*EXERCISE DESCRIPTION*
Drop the images; return everything else in the listing below exactly.

*PROVIDED INFORMATION*
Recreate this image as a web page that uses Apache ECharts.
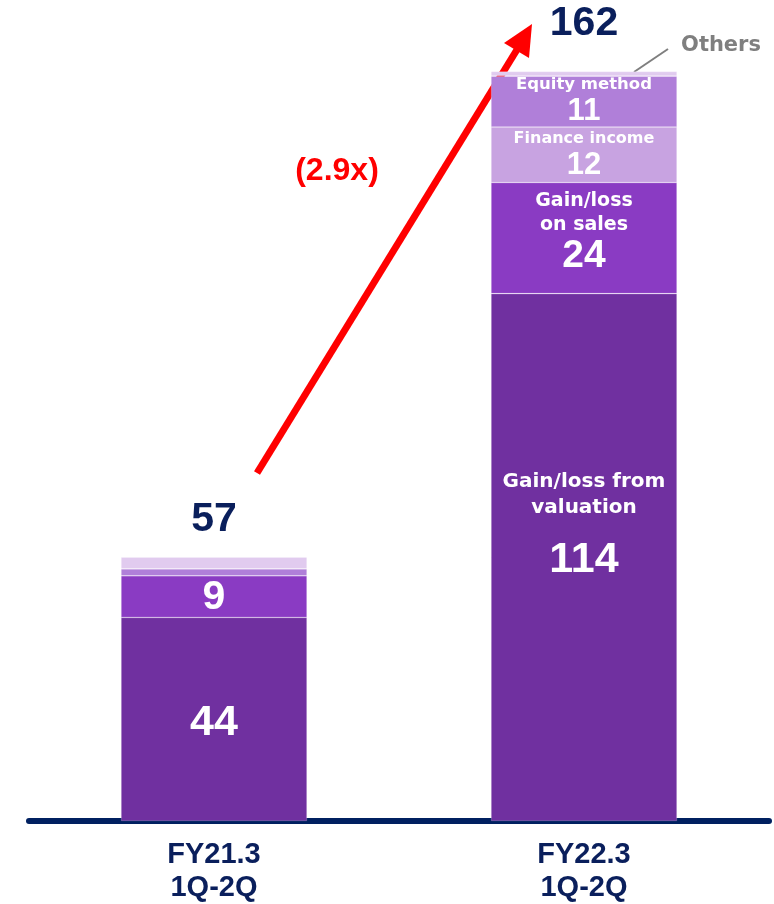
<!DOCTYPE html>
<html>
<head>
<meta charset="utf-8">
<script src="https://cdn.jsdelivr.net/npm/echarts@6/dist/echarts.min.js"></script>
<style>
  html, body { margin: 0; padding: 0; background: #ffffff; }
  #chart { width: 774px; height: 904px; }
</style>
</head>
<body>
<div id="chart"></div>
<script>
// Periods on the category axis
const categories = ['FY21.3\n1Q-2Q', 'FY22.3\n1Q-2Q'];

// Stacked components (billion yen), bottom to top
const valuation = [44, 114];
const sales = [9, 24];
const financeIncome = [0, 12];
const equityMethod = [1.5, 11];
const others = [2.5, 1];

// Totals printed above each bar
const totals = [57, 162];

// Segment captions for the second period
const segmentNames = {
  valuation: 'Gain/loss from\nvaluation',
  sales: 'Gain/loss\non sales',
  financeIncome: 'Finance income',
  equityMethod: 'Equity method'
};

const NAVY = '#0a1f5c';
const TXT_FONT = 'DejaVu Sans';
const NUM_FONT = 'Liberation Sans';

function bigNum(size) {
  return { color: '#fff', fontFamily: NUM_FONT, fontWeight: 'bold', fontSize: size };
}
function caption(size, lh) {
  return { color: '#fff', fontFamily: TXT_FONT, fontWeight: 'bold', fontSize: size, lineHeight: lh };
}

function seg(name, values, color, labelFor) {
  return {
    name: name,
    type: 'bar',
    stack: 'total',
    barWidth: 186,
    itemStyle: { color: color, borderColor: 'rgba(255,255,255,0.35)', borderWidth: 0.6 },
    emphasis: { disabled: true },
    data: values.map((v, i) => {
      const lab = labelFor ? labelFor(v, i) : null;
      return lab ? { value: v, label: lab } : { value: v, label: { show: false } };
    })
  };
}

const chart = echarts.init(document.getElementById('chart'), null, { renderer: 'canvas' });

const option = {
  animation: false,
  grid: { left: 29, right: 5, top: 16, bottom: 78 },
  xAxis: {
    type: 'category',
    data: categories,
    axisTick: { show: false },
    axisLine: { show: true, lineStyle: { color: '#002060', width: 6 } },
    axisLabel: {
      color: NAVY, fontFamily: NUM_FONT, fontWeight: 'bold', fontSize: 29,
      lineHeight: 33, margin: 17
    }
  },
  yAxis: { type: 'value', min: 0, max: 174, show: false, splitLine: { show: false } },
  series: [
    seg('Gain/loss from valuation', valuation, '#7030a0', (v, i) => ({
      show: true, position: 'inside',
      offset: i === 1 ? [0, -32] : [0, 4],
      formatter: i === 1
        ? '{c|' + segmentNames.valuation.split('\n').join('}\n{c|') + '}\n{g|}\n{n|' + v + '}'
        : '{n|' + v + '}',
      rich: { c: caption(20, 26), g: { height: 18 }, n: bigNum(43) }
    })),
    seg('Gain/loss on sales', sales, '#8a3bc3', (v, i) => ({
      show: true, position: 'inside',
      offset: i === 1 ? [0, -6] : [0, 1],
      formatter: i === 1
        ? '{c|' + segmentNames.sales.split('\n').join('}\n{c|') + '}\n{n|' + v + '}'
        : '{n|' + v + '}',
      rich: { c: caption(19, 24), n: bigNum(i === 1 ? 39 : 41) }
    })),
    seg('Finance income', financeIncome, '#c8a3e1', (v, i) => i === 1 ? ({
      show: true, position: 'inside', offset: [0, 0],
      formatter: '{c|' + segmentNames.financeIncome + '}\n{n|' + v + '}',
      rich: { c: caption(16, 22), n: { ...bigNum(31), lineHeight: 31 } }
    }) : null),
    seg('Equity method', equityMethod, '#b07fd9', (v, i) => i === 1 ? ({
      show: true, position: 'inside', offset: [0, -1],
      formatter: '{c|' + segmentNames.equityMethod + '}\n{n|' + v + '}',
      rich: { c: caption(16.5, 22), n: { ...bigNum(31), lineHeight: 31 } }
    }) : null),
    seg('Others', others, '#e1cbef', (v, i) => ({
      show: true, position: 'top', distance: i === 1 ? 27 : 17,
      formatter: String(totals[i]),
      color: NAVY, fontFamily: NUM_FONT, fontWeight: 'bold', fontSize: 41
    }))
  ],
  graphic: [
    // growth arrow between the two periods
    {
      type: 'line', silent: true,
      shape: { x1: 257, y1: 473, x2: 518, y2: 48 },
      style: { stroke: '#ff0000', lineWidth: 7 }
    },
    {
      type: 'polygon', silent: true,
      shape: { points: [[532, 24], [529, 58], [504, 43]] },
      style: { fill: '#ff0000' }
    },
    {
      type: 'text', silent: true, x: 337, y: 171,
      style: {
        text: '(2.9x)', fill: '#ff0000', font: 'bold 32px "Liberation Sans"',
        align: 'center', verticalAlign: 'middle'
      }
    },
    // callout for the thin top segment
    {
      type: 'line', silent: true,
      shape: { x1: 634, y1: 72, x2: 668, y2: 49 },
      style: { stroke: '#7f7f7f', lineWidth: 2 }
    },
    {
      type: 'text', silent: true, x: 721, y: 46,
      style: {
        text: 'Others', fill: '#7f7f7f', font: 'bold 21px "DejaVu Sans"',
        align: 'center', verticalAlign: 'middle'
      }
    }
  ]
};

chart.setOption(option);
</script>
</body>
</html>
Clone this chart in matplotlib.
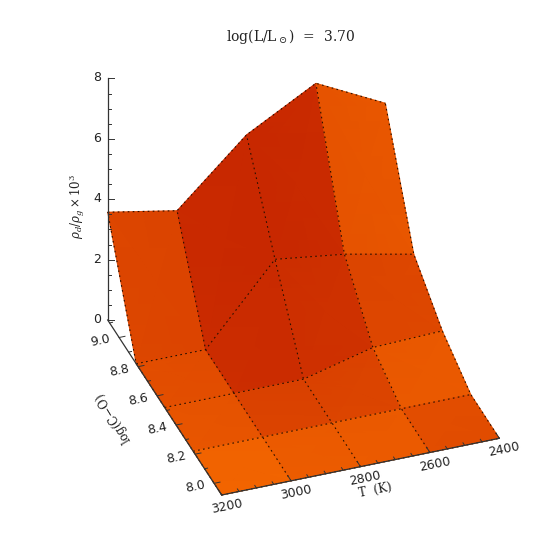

*EXERCISE ANSWER*
Recreate this image as a web page that uses Apache ECharts.
<!DOCTYPE html>
<html>
<head>
<meta charset="utf-8">
<script src="https://cdn.jsdelivr.net/npm/echarts@6/dist/echarts.min.js"></script>
<style>
  html, body { margin: 0; padding: 0; background: #ffffff; }
  #chart { width: 774px; height: 904px; }
</style>
</head>
<body>
<div id="chart"></div>
<script>
// Periods on the category axis
const categories = ['FY21.3\n1Q-2Q', 'FY22.3\n1Q-2Q'];

// Stacked components (billion yen), bottom to top
const valuation = [44, 114];
const sales = [9, 24];
const financeIncome = [0, 12];
const equityMethod = [1.5, 11];
const others = [2.5, 1];

// Totals printed above each bar
const totals = [57, 162];

// Segment captions for the second period
const segmentNames = {
  valuation: 'Gain/loss from\nvaluation',
  sales: 'Gain/loss\non sales',
  financeIncome: 'Finance income',
  equityMethod: 'Equity method'
};

const NAVY = '#0a1f5c';
const TXT_FONT = 'DejaVu Sans';
const NUM_FONT = 'Liberation Sans';

function bigNum(size) {
  return { color: '#fff', fontFamily: NUM_FONT, fontWeight: 'bold', fontSize: size };
}
function caption(size, lh) {
  return { color: '#fff', fontFamily: TXT_FONT, fontWeight: 'bold', fontSize: size, lineHeight: lh };
}

function seg(name, values, color, labelFor) {
  return {
    name: name,
    type: 'bar',
    stack: 'total',
    barWidth: 186,
    itemStyle: { color: color, borderColor: 'rgba(255,255,255,0.35)', borderWidth: 0.6 },
    emphasis: { disabled: true },
    data: values.map((v, i) => {
      const lab = labelFor ? labelFor(v, i) : null;
      return lab ? { value: v, label: lab } : { value: v, label: { show: false } };
    })
  };
}

const chart = echarts.init(document.getElementById('chart'), null, { renderer: 'canvas' });

const option = {
  animation: false,
  grid: { left: 29, right: 5, top: 16, bottom: 78 },
  xAxis: {
    type: 'category',
    data: categories,
    axisTick: { show: false },
    axisLine: { show: true, lineStyle: { color: '#002060', width: 6 } },
    axisLabel: {
      color: NAVY, fontFamily: NUM_FONT, fontWeight: 'bold', fontSize: 29,
      lineHeight: 33, margin: 17
    }
  },
  yAxis: { type: 'value', min: 0, max: 174, show: false, splitLine: { show: false } },
  series: [
    seg('Gain/loss from valuation', valuation, '#7030a0', (v, i) => ({
      show: true, position: 'inside',
      offset: i === 1 ? [0, -32] : [0, 4],
      formatter: i === 1
        ? '{c|' + segmentNames.valuation.split('\n').join('}\n{c|') + '}\n{g|}\n{n|' + v + '}'
        : '{n|' + v + '}',
      rich: { c: caption(20, 26), g: { height: 18 }, n: bigNum(43) }
    })),
    seg('Gain/loss on sales', sales, '#8a3bc3', (v, i) => ({
      show: true, position: 'inside',
      offset: i === 1 ? [0, -6] : [0, 1],
      formatter: i === 1
        ? '{c|' + segmentNames.sales.split('\n').join('}\n{c|') + '}\n{n|' + v + '}'
        : '{n|' + v + '}',
      rich: { c: caption(19, 24), n: bigNum(i === 1 ? 39 : 41) }
    })),
    seg('Finance income', financeIncome, '#c8a3e1', (v, i) => i === 1 ? ({
      show: true, position: 'inside', offset: [0, 0],
      formatter: '{c|' + segmentNames.financeIncome + '}\n{n|' + v + '}',
      rich: { c: caption(16, 22), n: { ...bigNum(31), lineHeight: 31 } }
    }) : null),
    seg('Equity method', equityMethod, '#b07fd9', (v, i) => i === 1 ? ({
      show: true, position: 'inside', offset: [0, -1],
      formatter: '{c|' + segmentNames.equityMethod + '}\n{n|' + v + '}',
      rich: { c: caption(16.5, 22), n: { ...bigNum(31), lineHeight: 31 } }
    }) : null),
    seg('Others', others, '#e1cbef', (v, i) => ({
      show: true, position: 'top', distance: i === 1 ? 27 : 17,
      formatter: String(totals[i]),
      color: NAVY, fontFamily: NUM_FONT, fontWeight: 'bold', fontSize: 41
    }))
  ],
  graphic: [
    // growth arrow between the two periods
    {
      type: 'line', silent: true,
      shape: { x1: 257, y1: 473, x2: 518, y2: 48 },
      style: { stroke: '#ff0000', lineWidth: 7 }
    },
    {
      type: 'polygon', silent: true,
      shape: { points: [[532, 24], [529, 58], [504, 43]] },
      style: { fill: '#ff0000' }
    },
    {
      type: 'text', silent: true, x: 337, y: 171,
      style: {
        text: '(2.9x)', fill: '#ff0000', font: 'bold 32px "Liberation Sans"',
        align: 'center', verticalAlign: 'middle'
      }
    },
    // callout for the thin top segment
    {
      type: 'line', silent: true,
      shape: { x1: 634, y1: 72, x2: 668, y2: 49 },
      style: { stroke: '#7f7f7f', lineWidth: 2 }
    },
    {
      type: 'text', silent: true, x: 721, y: 46,
      style: {
        text: 'Others', fill: '#7f7f7f', font: 'bold 21px "DejaVu Sans"',
        align: 'center', verticalAlign: 'middle'
      }
    }
  ]
};

chart.setOption(option);
</script>
</body>
</html>
Clone this chart in matplotlib.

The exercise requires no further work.